**Written request:**
Reproduce each line bearing the word "this".

**Supplied records:**
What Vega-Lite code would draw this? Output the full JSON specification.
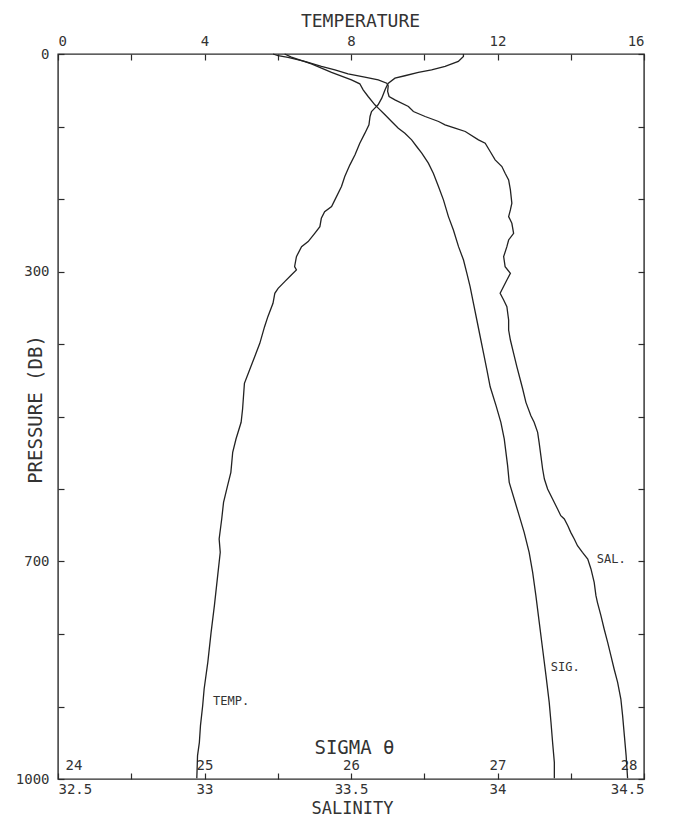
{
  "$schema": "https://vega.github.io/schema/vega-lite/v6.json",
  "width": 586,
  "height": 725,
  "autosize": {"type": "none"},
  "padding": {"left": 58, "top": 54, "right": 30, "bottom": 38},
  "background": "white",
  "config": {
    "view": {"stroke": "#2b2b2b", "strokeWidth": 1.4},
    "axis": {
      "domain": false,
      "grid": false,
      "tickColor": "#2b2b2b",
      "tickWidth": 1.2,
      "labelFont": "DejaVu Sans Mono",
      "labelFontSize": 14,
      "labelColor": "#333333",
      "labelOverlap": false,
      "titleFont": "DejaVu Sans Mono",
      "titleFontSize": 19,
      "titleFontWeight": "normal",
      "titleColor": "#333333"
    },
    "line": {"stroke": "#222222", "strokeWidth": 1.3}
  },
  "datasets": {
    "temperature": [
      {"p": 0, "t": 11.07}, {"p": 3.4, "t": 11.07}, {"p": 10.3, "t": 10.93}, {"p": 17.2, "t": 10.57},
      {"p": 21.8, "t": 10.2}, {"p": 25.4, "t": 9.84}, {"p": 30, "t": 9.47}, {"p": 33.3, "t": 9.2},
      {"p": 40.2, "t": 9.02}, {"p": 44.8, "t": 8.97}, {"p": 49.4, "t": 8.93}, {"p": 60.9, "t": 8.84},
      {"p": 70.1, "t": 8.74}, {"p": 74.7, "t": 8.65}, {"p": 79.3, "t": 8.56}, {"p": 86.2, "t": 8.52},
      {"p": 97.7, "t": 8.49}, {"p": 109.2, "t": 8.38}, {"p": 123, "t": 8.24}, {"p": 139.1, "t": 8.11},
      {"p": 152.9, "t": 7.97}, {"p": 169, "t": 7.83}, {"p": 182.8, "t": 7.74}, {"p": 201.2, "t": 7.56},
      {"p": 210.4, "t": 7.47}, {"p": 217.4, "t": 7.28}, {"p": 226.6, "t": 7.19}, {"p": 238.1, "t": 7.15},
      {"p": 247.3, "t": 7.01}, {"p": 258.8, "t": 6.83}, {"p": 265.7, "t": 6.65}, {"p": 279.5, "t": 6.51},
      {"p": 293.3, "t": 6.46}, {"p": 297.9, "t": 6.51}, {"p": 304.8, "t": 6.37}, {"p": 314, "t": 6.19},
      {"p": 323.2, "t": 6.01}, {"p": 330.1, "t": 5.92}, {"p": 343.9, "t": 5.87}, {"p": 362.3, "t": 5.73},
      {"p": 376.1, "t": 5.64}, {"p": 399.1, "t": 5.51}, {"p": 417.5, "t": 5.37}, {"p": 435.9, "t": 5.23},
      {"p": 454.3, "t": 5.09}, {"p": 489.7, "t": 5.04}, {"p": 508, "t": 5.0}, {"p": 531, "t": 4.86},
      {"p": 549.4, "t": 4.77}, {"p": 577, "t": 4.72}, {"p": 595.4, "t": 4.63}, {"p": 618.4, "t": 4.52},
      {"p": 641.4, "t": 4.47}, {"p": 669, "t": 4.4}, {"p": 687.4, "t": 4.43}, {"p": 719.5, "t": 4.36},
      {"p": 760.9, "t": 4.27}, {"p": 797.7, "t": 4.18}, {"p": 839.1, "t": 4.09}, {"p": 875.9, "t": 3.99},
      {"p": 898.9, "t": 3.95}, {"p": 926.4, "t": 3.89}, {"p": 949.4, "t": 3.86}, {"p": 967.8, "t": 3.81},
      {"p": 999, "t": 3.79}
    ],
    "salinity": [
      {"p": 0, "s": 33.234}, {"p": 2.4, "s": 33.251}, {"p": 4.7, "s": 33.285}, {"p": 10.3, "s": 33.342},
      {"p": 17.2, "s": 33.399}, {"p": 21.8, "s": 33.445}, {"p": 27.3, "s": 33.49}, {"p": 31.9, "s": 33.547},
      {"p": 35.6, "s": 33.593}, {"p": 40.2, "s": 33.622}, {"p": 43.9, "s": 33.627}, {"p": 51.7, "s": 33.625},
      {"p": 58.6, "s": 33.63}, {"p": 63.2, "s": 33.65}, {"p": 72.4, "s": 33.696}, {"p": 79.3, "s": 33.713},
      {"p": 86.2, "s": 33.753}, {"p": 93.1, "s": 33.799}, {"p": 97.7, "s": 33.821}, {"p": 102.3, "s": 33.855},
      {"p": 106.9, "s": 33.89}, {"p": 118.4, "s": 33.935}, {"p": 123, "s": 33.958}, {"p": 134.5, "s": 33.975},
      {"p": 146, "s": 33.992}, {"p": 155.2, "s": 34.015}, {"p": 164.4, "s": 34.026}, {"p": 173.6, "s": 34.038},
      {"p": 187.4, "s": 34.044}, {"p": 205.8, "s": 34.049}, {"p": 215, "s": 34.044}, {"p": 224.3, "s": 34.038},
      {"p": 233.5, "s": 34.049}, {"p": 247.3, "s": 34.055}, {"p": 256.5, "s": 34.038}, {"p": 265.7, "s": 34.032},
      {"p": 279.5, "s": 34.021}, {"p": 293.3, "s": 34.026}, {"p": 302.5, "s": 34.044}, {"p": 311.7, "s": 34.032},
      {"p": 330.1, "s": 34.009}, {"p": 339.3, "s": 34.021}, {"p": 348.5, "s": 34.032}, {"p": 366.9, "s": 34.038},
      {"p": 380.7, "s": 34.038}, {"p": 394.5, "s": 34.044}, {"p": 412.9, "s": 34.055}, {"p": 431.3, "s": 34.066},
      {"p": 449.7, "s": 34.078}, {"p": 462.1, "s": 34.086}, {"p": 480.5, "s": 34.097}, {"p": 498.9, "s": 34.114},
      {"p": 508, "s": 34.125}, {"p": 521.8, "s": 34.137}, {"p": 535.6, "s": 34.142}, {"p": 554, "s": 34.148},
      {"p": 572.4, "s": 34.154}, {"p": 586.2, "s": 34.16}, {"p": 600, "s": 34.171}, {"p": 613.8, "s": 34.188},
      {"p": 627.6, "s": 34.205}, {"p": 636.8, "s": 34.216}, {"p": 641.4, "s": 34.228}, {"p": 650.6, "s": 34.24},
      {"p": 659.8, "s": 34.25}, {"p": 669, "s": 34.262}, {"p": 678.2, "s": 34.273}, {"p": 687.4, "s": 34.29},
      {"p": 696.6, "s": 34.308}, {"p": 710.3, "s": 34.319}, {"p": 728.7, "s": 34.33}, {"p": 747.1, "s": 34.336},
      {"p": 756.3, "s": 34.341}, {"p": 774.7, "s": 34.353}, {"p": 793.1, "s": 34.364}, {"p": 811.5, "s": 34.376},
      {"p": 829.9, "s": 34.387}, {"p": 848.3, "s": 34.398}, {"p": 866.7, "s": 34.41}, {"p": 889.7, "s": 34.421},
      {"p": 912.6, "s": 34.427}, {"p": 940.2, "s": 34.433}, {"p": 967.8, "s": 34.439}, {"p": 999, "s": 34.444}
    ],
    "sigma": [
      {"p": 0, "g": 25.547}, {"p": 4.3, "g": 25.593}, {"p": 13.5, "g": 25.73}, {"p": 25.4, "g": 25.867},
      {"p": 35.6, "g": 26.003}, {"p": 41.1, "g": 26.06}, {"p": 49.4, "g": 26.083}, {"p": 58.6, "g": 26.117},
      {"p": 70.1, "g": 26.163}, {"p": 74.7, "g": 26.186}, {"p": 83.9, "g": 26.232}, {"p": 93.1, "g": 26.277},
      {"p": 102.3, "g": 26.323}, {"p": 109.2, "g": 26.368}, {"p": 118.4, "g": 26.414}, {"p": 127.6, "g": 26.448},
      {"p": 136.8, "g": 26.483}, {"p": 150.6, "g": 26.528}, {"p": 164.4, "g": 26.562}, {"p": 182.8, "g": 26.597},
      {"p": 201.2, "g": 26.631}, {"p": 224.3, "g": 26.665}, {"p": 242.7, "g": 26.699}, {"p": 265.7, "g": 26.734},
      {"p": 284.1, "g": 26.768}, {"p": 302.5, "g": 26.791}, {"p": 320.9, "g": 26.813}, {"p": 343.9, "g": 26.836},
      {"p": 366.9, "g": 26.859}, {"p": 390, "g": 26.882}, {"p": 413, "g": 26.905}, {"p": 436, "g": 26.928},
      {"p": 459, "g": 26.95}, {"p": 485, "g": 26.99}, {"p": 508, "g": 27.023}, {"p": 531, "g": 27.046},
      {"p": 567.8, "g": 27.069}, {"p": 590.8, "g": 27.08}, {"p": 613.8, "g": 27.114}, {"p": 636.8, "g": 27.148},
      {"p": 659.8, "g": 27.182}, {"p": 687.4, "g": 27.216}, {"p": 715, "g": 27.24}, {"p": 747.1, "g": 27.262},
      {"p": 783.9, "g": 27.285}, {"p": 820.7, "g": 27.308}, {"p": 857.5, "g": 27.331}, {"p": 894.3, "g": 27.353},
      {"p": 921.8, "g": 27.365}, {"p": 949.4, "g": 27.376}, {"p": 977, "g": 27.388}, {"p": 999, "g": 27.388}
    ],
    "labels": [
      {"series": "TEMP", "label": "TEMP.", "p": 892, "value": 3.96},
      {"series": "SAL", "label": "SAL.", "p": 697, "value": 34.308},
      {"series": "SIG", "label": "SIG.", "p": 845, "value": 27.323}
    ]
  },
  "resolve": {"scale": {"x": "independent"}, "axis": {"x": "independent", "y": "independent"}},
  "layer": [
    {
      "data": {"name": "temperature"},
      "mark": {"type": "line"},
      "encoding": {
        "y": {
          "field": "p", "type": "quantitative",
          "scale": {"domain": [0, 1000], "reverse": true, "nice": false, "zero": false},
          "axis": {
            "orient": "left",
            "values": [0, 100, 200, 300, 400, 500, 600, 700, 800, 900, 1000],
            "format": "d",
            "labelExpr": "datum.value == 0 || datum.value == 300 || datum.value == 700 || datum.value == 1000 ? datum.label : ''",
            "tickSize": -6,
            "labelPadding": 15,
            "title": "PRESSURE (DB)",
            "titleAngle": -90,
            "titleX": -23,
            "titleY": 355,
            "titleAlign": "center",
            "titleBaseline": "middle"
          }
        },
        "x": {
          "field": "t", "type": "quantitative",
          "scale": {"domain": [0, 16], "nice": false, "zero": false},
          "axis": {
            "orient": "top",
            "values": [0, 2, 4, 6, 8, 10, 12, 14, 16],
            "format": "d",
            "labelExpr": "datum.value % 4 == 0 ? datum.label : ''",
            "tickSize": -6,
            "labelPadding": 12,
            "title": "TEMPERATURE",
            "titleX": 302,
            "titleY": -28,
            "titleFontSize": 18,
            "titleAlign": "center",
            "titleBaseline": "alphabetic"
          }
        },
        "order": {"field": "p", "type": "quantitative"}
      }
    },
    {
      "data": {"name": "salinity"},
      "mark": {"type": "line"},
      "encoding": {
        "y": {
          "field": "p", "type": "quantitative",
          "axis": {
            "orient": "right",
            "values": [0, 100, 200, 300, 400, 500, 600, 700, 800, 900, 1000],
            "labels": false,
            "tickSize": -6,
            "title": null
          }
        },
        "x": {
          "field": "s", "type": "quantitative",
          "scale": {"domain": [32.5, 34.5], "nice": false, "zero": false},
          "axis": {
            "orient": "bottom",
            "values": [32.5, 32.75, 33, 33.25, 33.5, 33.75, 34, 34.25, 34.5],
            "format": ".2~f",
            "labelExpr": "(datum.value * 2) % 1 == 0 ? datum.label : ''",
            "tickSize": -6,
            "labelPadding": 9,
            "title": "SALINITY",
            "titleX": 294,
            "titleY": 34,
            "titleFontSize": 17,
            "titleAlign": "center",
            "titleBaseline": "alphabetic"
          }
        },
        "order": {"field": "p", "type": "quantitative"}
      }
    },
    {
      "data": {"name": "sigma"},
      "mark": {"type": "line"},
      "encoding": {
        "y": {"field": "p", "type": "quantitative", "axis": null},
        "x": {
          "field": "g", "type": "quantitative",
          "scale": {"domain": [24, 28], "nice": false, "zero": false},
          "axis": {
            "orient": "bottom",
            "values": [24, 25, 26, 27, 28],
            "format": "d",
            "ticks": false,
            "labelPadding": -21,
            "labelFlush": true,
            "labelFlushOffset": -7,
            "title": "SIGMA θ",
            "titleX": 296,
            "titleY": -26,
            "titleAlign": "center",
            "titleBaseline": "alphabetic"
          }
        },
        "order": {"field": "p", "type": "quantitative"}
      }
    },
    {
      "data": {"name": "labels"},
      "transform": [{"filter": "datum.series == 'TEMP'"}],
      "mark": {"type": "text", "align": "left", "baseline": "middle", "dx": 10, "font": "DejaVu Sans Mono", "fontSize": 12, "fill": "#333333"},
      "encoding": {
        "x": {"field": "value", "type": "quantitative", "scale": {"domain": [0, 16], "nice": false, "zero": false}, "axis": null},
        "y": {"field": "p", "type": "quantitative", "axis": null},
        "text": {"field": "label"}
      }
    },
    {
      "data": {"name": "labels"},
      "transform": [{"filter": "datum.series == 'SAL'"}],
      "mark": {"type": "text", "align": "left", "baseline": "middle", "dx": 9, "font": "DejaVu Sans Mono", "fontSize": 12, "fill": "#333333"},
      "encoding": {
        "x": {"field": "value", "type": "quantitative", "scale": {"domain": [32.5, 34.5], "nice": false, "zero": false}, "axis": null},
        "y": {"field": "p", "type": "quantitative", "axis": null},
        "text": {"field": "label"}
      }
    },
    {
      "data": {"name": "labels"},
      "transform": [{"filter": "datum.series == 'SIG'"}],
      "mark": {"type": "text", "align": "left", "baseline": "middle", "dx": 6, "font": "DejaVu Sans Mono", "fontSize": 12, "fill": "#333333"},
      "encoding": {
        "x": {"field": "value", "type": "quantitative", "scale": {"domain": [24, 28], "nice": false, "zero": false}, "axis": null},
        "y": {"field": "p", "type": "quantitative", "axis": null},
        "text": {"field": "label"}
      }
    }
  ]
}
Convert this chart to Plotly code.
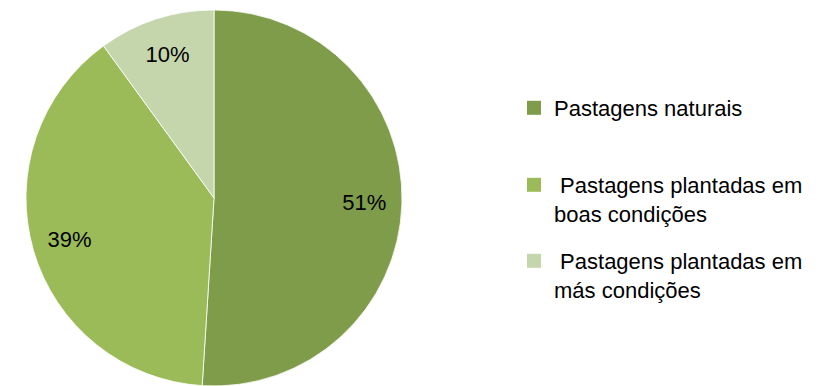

**Response to the task:**
What Vega-Lite code would draw this? Output the full JSON specification.
Convert this chart to Plotly code.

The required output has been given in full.